At first, when she was seeing the older one, the one love of her life, her Eve's apple, of the numerous conjunctions in their conversation, one was about this kid brother he had. The older brother would often bring to her notice how his kid  brother was good with women, good at women.

After the snapping of ties in this affair, the philandering younger one, rode by one day. Two days. And then again, until he didn't give up on her. Innocent child, he did ask her a few times, how she knew his older cousin. Casual acquaintance. Oh. Okay.

During the life and time of this new courtship, she would be banged by awkward moments, when he repeated their childhood tales, which the older one already had reiterated a dozen times over, narrations of weddings of sisters, and who wore what, habits of mothers and aunts, aunts and mothers now, and one common maternal grandmother. The tainted tree of life. 

Sometimes she could only stare at the roof, shut her eyes and restlessly shift between the two. Loving brothers. 



Psycho


(i)

I must have never known, until then, what Mickey Mouse looked like. So I drew out the stuffed toy that used to appear on Amulspray tins. And filled in the outlines with crayons. On battered chart paper and glued it on top of a piece of wood I chanced upon. I still can't remember where I must have procured the glue from, from among the thousand destinations in a child's mind.

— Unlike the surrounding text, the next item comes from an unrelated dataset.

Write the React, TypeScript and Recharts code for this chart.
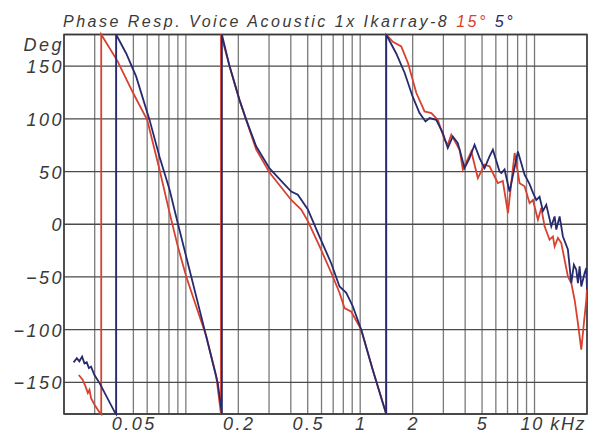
import React from "react";
import {
  LineChart,
  Line,
  XAxis,
  YAxis,
  CartesianGrid,
  ReferenceArea,
} from "recharts";

// ---------- data (frequency in kHz, phase in degrees) ----------
const redFreq = [
  0.0243, 0.0256, 0.0266, 0.0274, 0.028, 0.0286, 0.0299, 0.0317, 0.0327,
  0.0327, 0.0405, 0.05, 0.06, 0.0706, 0.0806, 0.0899, 0.1005, 0.1147, 0.1309, 0.1494, 0.159,
  0.159, 0.178, 0.203, 0.222, 0.253, 0.302, 0.402, 0.459, 0.501, 0.585, 0.682, 0.761, 0.813, 0.889, 1.014, 1.18, 1.41,
  1.41, 1.54, 1.72, 1.88, 2.1, 2.34, 2.56, 2.79, 3.05, 3.18, 3.33, 3.72, 3.88, 4.34, 4.73, 5.17, 5.52,
  6.16, 6.58, 7.04, 7.69, 8.21, 8.77, 9.37, 9.79, 10.46, 10.94, 11.42, 12.2, 12.75, 13.04, 13.62,
  14.24, 15.54, 16.25, 16.98, 17.74, 18.55, 19.2, 19.82, 20,
];
const redPhase = [
  -143, -147.5, -154, -160, -157, -165, -171, -177.6, -180,
  180, 155, 124, 99, 52, 11, -21, -49.5, -78, -106, -144, -180,
  180, 150, 118, 99, 71, 49, 23, 14, 3, -21, -46, -65, -79.5, -83, -100, -138, -180,
  180, 173, 168.7, 153, 124.5, 107, 105.5, 99, 80, 75.4, 85, 70.7, 51.7, 69, 43.8, 56.5, 55,
  39, 41, 10.6, 67.6, 39, 36, 20, 23, 4.3, 15.4, -2, -14.7, -11.6, -21, -13,
  -17.8, -49.5, -55.8, -71.6, -93.7, -119, -93.7, -71.6, -60,
];

const blueFreq = [
  0.0227, 0.0237, 0.0245, 0.0254, 0.0262, 0.027, 0.0278, 0.0286, 0.0299, 0.032, 0.039, 0.0398,
  0.0398, 0.0455, 0.0519, 0.0619, 0.0706, 0.0806, 0.0899, 0.1027, 0.1198, 0.1367, 0.1526, 0.161,
  0.161, 0.178, 0.203, 0.222, 0.253, 0.302, 0.402, 0.439, 0.501, 0.585, 0.682, 0.761, 0.832, 0.908, 1.014, 1.18, 1.41,
  1.41, 1.61, 1.8, 2.0, 2.19, 2.37, 2.5, 2.73, 2.98, 3.18, 3.4, 3.63, 3.97, 4.24, 4.53, 4.84, 5.17, 5.52,
  5.77, 6.3, 6.45, 6.73, 7.19, 8.03, 8.77, 9.37, 9.79, 10.24, 10.69, 11.17, 11.68, 12.48, 13.04, 13.33,
  13.93, 14.55, 15.54, 16.25, 16.82, 17.36, 17.74, 18.14, 18.55, 19.38, 19.82, 20,
];
const bluePhase = [
  -131, -127, -130, -125.5, -132, -131, -136.5, -135, -143, -150.7, -178, -180,
  180, 162, 140, 99, 64, 33, 1, -37, -81, -119, -151, -180,
  180, 150, 118, 99, 74, 53, 31, 28, 14, -12, -37, -59, -65, -78, -100, -138, -180,
  180, 162, 143.5, 121, 105.5, 97.5, 100.7, 99, 86.5, 72.3, 83.3, 77, 53.3, 62.8, 75.4, 62.8, 53.3, 64.3,
  70.7, 50, 48.6, 52, 31, 69, 47, 38, 30, 23, 26, 12.5, 18.5, -2, 7.4, -5,
  7.4, -11.6, -24, -55.8, -38.4, -43.2, -55.8, -40, -59, -46.3, -41.6, -62,
];

const gridFreqs = [
  0.02, 0.03, 0.04, 0.05, 0.06, 0.07, 0.08, 0.09,
  0.1, 0.2, 0.3, 0.4, 0.5, 0.6, 0.7, 0.8, 0.9,
  1, 2, 3, 4, 5, 6, 7, 8, 9, 10, 20,
];
const xLabelValues = [0.05, 0.2, 0.5, 1, 2, 5, 10];
const xLabelTexts = ["0.05", "0.2", "0.5", "1", "2", "5", "10 kHz"];
const yTicks = [-180, -150, -100, -50, 0, 50, 100, 150, 180];

const titleMain = "Phase Resp. Voice Acoustic 1x Ikarray-8";
const titleRed = "15°";
const titleBlue = "5°";

const RED = "#d8412f";
const NAVY = "#272a6e";
const TEXT = "#3a3a3a";
const FONT = "'Liberation Sans', Arial, sans-serif";

const redData = redFreq.map((f, i) => ({ f, v: redPhase[i] }));
const blueData = blueFreq.map((f, i) => ({ f, v: bluePhase[i] }));

const labelStyle = {
  fontFamily: FONT,
  fontStyle: "italic" as const,
  fontSize: 18,
  letterSpacing: 2.5,
  fill: TEXT,
};

const XTick = (props: any) => {
  const { x, y, payload } = props;
  const idx = xLabelValues.findIndex((v) => Math.abs(v - payload.value) < 1e-9);
  if (idx < 0) return <g />;
  const txt = xLabelTexts[idx];
  if (txt.indexOf("kHz") >= 0) {
    return (
      <text
        x={x - 14}
        y={y + 16}
        textAnchor="start"
        style={{ ...labelStyle, letterSpacing: 1.6 }}
      >
        {txt}
      </text>
    );
  }
  return (
    <text x={x + 1} y={y + 16} textAnchor="middle" style={labelStyle}>
      {txt}
    </text>
  );
};

const YTick = (props: any) => {
  const { x, y, payload } = props;
  const v = payload.value;
  if (v === -180) return <g />;
  if (v === 180) {
    return (
      <text x={x} y={y + 16} textAnchor="end" style={labelStyle}>
        Deg
      </text>
    );
  }
  const s = v < 0 ? "\u2212" + Math.abs(v) : String(v);
  return (
    <text x={x} y={y + 7} textAnchor="end" style={labelStyle}>
      {s}
    </text>
  );
};

export default function App() {
  return (
    <div style={{ position: "absolute", left: 0, top: 0, width: 591, height: 435, background: "#fff" }}>
      <div
        style={{
          position: "absolute",
          left: 63,
          top: 14,
          fontFamily: FONT,
          fontStyle: "italic",
          fontSize: 16,
          lineHeight: "16px",
          letterSpacing: 2.5,
          color: TEXT,
          whiteSpace: "nowrap",
        }}
      >
        {titleMain} <span style={{ color: RED }}>{titleRed}</span>{" "}
        <span style={{ color: NAVY }}>{titleBlue}</span>
      </div>
      <LineChart
        width={591}
        height={435}
        margin={{ top: 34.5, right: 4, bottom: 0, left: 4 }}
      >
        <CartesianGrid
          horizontal={false}
          vertical={true}
          stroke="#7a7a7a"
          strokeWidth={1.3}
        />
        <CartesianGrid
          horizontal={true}
          vertical={false}
          stroke="#4a4a4a"
          strokeWidth={1.3}
        />
        <XAxis
          dataKey="f"
          type="number"
          scale="log"
          domain={[0.02, 20]}
          allowDataOverflow
          ticks={gridFreqs}
          interval={0}
          height={21}
          axisLine={false}
          tickLine={false}
          tickSize={0}
          tickMargin={0}
          tick={<XTick />}
        />
        <YAxis
          type="number"
          domain={[-180, 180]}
          ticks={yTicks}
          interval={0}
          width={60}
          axisLine={false}
          tickLine={false}
          tickSize={0}
          tickMargin={0}
          tick={<YTick />}
        />
        <ReferenceArea
          x1={0.02}
          x2={20}
          y1={-180}
          y2={180}
          fill="none"
          fillOpacity={0}
          stroke="#3a3a3a"
          strokeWidth={1.6}
          ifOverflow="visible"
        />
        <Line
          data={redData}
          dataKey="v"
          type="linear"
          stroke={RED}
          strokeWidth={1.8}
          dot={false}
          activeDot={false}
          isAnimationActive={false}
        />
        <Line
          data={blueData}
          dataKey="v"
          type="linear"
          stroke={NAVY}
          strokeWidth={1.8}
          dot={false}
          activeDot={false}
          isAnimationActive={false}
        />
      </LineChart>
    </div>
  );
}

Signed my name in one corner, in bad handwriting. And gave it to my school principal before leaving, the school, the place, that life. In these numerous decades, only once did I go back to that school, to the principal's room, which was occupied by another man now, who nevertheless recognized me instantly and showed me that picture I had drawn. No matter what you do, where you go, relics of the past, fair and ugly, show up. No memory is discrete enough to let you walk away

(ii)

A couple years ago, I was texting and walking. I tripped and fell. Like fell on my face, flat on the road. Got up immediately to finish typing that text and sending it away. But the next day, my swollen ankle kept me from going to work. I limped to the doctor's alone and got an x-ray done. The inflammation of flesh went away, but the pain stayed. For which, for some reason, I never decided to see another doctor. Because after weeks of tying crape bandages around it, the ache would freely reappear at its own will and hardly go away, irrespective of how much Volini I massaged it with. I at times believed that the pain was psychosomatic. That term I found out existed much later. But I did believe that I was imagining I was undergoing that pain, because there was no reason I should. Some agonies stay forever. Psychosomatic, psychosoma-, psychoso-, psycho..

Haiku

This is not a Haiku. I just named it that to drag you here. If you already know what a Haiku is i.e., or just Google it. Take a break from your respective missions, everybody.

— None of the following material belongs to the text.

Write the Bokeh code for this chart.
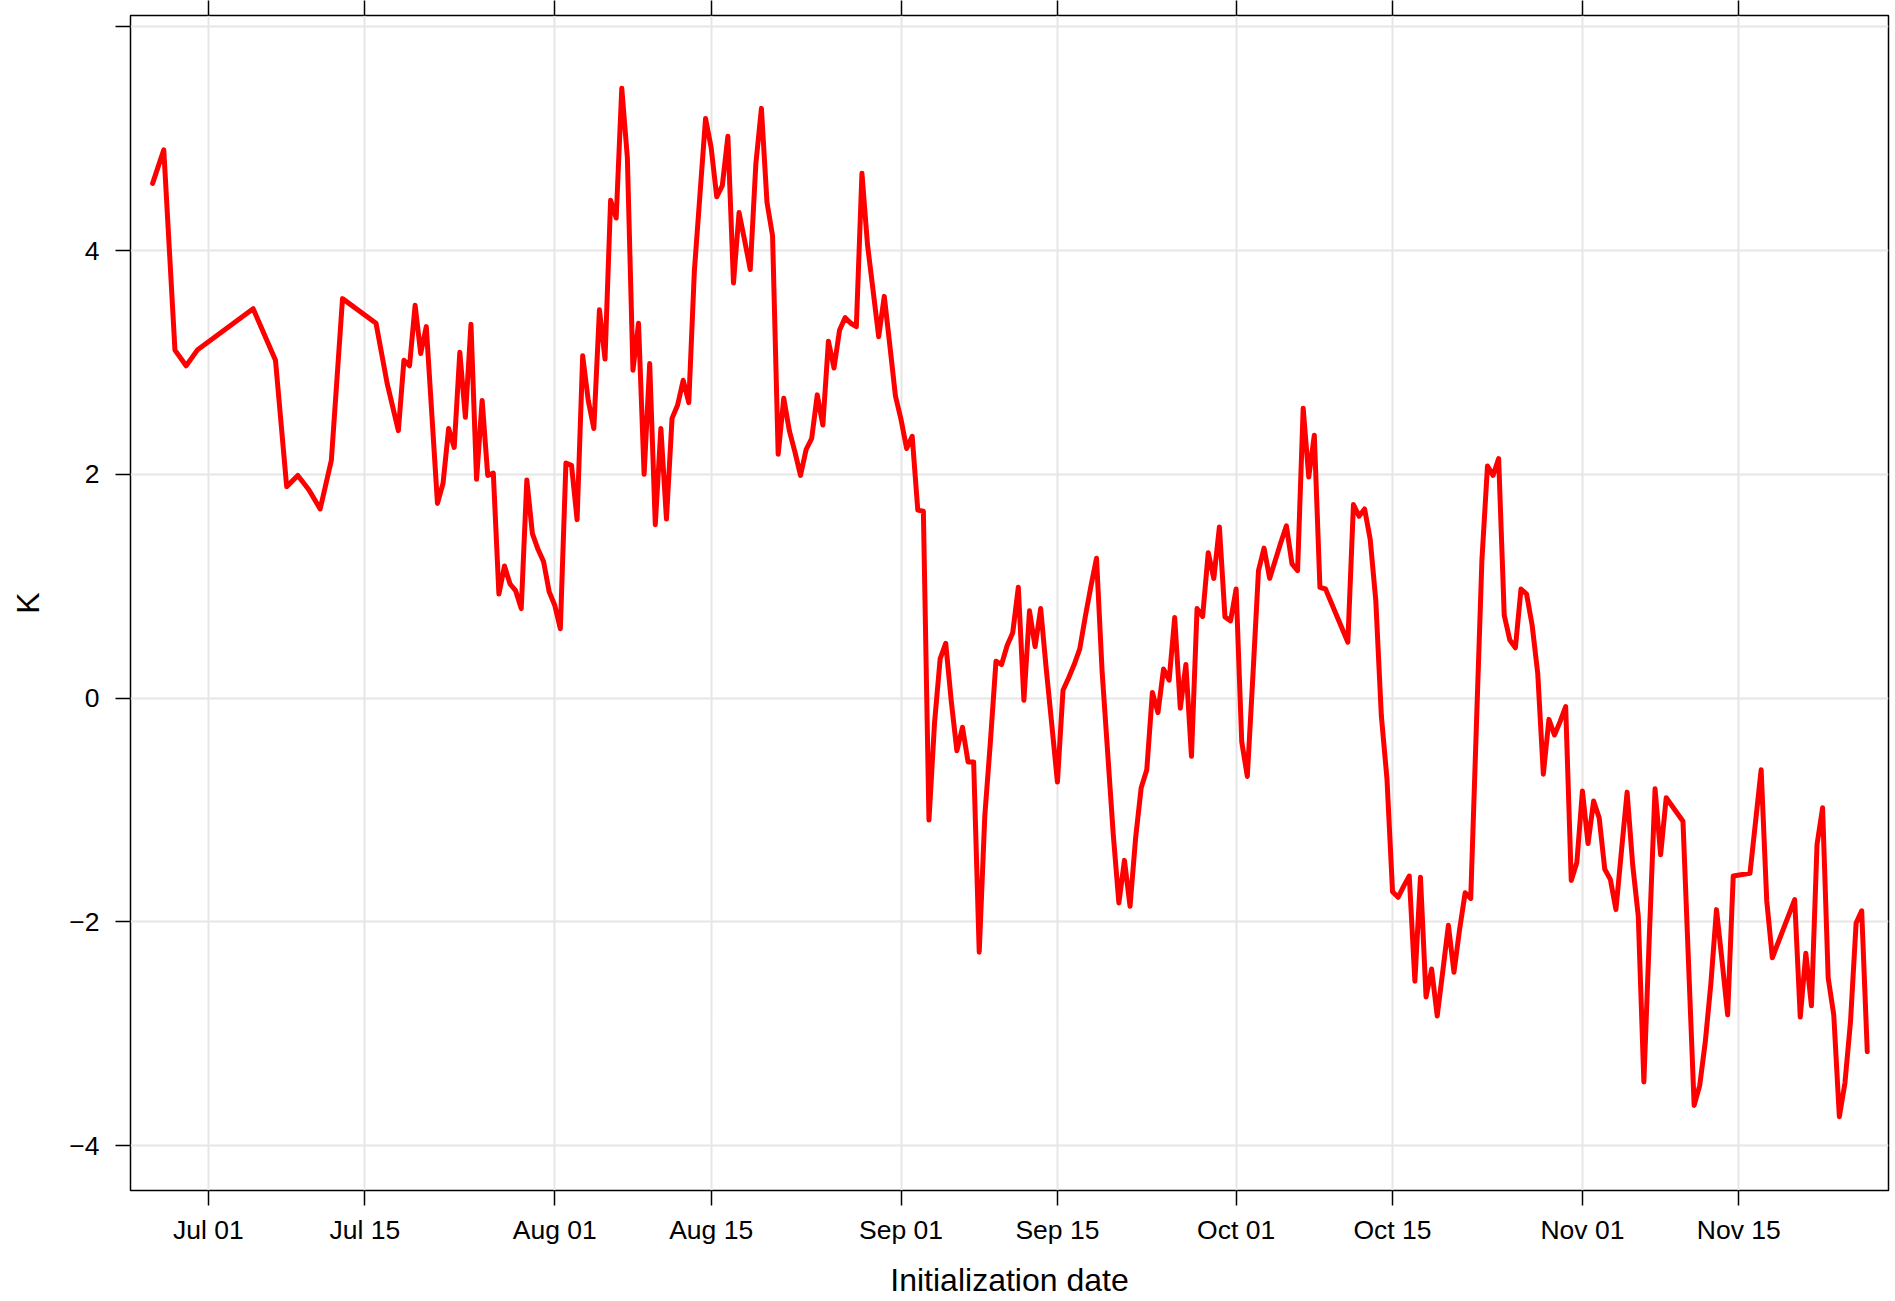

Because I am on none. It's disheartening to see my time whiled away as I see everyone around me haranguing about how else I should take things. Coating layer on layer of paint on their faces. Coaxing themselves to thinner waists. Comparing bust sizes. Buying things en-route to their materialistic paralysis. I see nothing except a race. 

In the beginning, before a lot of beginnings, I had believed that the ultimate idea behind running this race was to be able to get out of it someday, to become capable enough to call it sham. But that isn't true, is it?

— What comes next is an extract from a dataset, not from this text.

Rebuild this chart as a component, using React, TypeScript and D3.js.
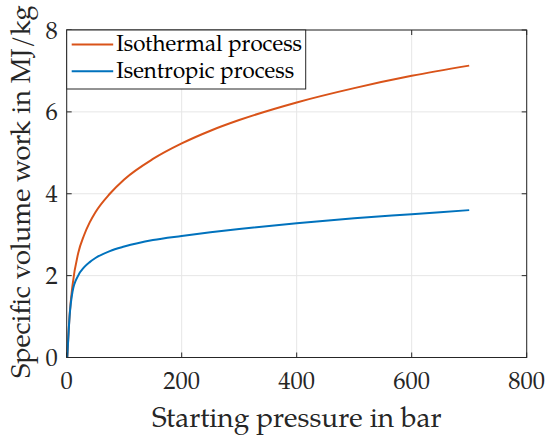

Once you run, you have gotta run. Once you fall, you fall.

There is always a list of things to be done with. Wrinkles to be tightened, belly fat to be lost, money to be saved, money to be spent, places to fly to, pictures to be flaunted, things to be bought and stacked, and stacked, until they suffocate you with regret of ever having been that incorrigibly desperate.

They sell magazines, don't they, which apparently tell you that there is a shortcut to get flat abs and have great sex. And you buy them, only to discover that it's after all not a shortcut at all. Then there is the harangue. Somebody just pops up from behind the white clouds on the blue skies and tells you, that see, s/he had told you there was no shortcut. And that you have to burn your ass. And you should turn your sleep cycle topsy turvy to actually get there. So back in the race you go.

There seems to be no way around here. To take things at my own pace. All I sometimes want to do is, watch a solo crow fly revolving about an unknown axis in the blackish white monsoon skies, full of rain and never landing. Being in that state of perennial fight. Apart from that, I merely want to be. And write things that are abandoned unread.